* [PROBLEM TO WORK ON]:
Starting with the first line of the data below, copy each line up to and including the one containing "const y = d3.scaleLinear().domain([0, 20]).range([393, 31]);". Pictures stay out.

____

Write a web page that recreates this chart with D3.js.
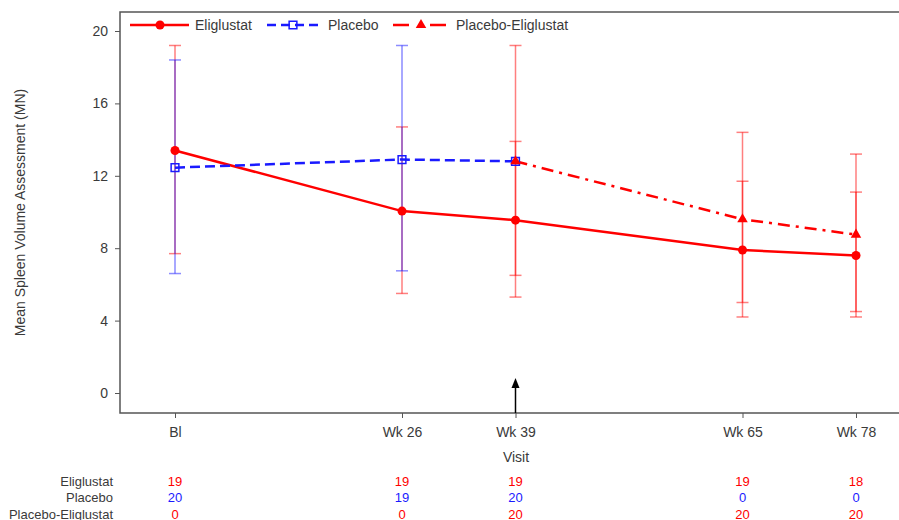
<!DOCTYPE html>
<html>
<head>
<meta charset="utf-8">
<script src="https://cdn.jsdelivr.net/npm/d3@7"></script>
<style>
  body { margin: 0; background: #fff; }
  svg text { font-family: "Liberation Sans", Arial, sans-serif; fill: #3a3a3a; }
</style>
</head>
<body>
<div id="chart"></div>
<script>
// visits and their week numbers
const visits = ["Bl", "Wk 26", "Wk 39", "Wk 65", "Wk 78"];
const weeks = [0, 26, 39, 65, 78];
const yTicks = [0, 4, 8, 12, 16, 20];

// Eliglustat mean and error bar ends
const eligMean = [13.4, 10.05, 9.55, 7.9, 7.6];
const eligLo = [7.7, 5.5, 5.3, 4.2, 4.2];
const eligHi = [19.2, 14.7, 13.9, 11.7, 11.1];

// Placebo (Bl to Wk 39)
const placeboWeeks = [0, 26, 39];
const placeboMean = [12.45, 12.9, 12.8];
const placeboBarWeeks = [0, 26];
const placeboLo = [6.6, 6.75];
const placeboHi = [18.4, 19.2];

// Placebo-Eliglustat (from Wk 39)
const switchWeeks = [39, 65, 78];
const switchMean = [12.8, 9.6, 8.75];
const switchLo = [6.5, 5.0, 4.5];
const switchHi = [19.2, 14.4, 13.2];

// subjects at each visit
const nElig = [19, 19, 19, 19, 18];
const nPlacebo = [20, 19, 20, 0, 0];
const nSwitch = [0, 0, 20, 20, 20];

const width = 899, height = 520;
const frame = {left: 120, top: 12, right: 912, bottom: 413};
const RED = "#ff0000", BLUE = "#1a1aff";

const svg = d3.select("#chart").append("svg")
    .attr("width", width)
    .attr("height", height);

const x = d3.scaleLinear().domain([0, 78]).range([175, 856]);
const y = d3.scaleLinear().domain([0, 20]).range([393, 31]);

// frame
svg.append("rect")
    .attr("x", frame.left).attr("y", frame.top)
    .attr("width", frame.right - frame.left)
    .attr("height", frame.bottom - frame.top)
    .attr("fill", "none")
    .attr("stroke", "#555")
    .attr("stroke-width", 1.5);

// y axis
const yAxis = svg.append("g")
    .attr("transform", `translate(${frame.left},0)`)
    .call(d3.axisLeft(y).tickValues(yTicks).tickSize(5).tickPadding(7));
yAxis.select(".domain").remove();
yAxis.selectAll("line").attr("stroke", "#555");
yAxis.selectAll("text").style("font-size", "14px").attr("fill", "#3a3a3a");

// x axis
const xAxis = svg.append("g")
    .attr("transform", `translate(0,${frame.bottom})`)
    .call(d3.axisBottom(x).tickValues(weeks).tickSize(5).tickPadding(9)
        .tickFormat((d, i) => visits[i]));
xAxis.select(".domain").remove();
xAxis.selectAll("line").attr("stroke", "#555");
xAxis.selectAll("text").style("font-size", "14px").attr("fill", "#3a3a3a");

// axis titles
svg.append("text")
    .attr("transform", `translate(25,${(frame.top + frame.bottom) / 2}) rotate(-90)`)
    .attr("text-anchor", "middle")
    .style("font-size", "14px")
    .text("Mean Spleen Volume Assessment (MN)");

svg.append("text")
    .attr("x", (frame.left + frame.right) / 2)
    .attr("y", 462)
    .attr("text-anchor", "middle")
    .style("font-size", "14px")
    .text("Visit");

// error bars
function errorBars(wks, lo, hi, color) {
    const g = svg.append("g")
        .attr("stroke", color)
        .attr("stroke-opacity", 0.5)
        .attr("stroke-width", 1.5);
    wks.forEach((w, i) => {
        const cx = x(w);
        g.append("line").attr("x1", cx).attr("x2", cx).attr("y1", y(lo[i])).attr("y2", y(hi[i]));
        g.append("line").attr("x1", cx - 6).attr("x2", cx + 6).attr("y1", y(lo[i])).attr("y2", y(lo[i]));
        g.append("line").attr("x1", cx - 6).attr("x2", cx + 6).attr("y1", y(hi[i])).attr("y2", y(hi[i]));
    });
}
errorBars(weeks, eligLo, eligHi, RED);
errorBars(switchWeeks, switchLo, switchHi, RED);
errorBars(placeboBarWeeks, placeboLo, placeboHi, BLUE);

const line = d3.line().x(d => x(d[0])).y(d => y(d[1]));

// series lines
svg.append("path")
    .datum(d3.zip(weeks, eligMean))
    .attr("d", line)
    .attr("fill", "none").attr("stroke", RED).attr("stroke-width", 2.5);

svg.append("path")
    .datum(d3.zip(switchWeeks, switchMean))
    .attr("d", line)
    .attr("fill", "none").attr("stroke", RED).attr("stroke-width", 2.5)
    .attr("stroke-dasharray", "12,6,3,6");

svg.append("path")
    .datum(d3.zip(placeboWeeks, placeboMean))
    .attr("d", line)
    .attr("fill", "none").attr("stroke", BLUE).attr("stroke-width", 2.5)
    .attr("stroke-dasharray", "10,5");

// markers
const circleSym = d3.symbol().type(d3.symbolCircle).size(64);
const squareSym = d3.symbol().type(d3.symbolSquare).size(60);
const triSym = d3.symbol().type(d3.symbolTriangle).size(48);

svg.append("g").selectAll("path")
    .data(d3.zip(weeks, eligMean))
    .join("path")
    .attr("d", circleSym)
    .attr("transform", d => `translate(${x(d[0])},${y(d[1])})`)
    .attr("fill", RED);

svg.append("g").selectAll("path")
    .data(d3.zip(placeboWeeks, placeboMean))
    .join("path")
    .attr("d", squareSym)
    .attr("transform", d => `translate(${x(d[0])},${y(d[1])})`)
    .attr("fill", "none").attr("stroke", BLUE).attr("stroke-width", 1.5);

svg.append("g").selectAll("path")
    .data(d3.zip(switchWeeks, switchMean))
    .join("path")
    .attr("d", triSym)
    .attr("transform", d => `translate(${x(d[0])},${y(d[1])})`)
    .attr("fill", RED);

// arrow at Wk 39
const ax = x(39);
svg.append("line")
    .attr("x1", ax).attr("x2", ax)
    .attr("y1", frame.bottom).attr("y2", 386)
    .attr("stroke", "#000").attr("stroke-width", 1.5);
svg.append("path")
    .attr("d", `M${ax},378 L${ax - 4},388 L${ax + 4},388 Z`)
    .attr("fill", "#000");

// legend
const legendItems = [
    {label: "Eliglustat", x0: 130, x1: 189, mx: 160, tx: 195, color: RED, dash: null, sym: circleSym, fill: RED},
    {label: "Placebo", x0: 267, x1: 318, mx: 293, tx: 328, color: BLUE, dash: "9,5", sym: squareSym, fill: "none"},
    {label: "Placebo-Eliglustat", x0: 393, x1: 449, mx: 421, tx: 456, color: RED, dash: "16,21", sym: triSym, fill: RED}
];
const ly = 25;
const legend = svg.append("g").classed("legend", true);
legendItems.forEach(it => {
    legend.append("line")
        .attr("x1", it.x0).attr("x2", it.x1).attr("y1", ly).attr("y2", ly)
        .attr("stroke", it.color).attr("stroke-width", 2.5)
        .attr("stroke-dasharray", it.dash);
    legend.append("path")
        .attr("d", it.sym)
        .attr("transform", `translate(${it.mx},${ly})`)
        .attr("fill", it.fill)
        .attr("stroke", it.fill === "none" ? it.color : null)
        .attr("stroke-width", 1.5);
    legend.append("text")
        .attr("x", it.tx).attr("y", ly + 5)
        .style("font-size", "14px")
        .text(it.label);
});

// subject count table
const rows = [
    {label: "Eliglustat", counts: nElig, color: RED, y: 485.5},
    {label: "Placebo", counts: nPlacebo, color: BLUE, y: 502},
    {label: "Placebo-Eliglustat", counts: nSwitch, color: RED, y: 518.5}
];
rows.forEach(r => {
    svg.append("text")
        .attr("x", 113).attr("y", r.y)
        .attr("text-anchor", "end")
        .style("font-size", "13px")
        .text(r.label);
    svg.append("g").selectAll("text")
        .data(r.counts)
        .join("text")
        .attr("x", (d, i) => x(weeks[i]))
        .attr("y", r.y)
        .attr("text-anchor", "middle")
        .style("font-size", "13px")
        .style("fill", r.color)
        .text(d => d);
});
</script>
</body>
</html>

____

* [SOLUTION TO THIS TASK]:
Write a web page that recreates this chart with D3.js.
<!DOCTYPE html>
<html>
<head>
<meta charset="utf-8">
<script src="https://cdn.jsdelivr.net/npm/d3@7"></script>
<style>
  body { margin: 0; background: #fff; }
  svg text { font-family: "Liberation Sans", Arial, sans-serif; fill: #3a3a3a; }
</style>
</head>
<body>
<div id="chart"></div>
<script>
// visits and their week numbers
const visits = ["Bl", "Wk 26", "Wk 39", "Wk 65", "Wk 78"];
const weeks = [0, 26, 39, 65, 78];
const yTicks = [0, 4, 8, 12, 16, 20];

// Eliglustat mean and error bar ends
const eligMean = [13.4, 10.05, 9.55, 7.9, 7.6];
const eligLo = [7.7, 5.5, 5.3, 4.2, 4.2];
const eligHi = [19.2, 14.7, 13.9, 11.7, 11.1];

// Placebo (Bl to Wk 39)
const placeboWeeks = [0, 26, 39];
const placeboMean = [12.45, 12.9, 12.8];
const placeboBarWeeks = [0, 26];
const placeboLo = [6.6, 6.75];
const placeboHi = [18.4, 19.2];

// Placebo-Eliglustat (from Wk 39)
const switchWeeks = [39, 65, 78];
const switchMean = [12.8, 9.6, 8.75];
const switchLo = [6.5, 5.0, 4.5];
const switchHi = [19.2, 14.4, 13.2];

// subjects at each visit
const nElig = [19, 19, 19, 19, 18];
const nPlacebo = [20, 19, 20, 0, 0];
const nSwitch = [0, 0, 20, 20, 20];

const width = 899, height = 520;
const frame = {left: 120, top: 12, right: 912, bottom: 413};
const RED = "#ff0000", BLUE = "#1a1aff";

const svg = d3.select("#chart").append("svg")
    .attr("width", width)
    .attr("height", height);

const x = d3.scaleLinear().domain([0, 78]).range([175, 856]);
const y = d3.scaleLinear().domain([0, 20]).range([393, 31]);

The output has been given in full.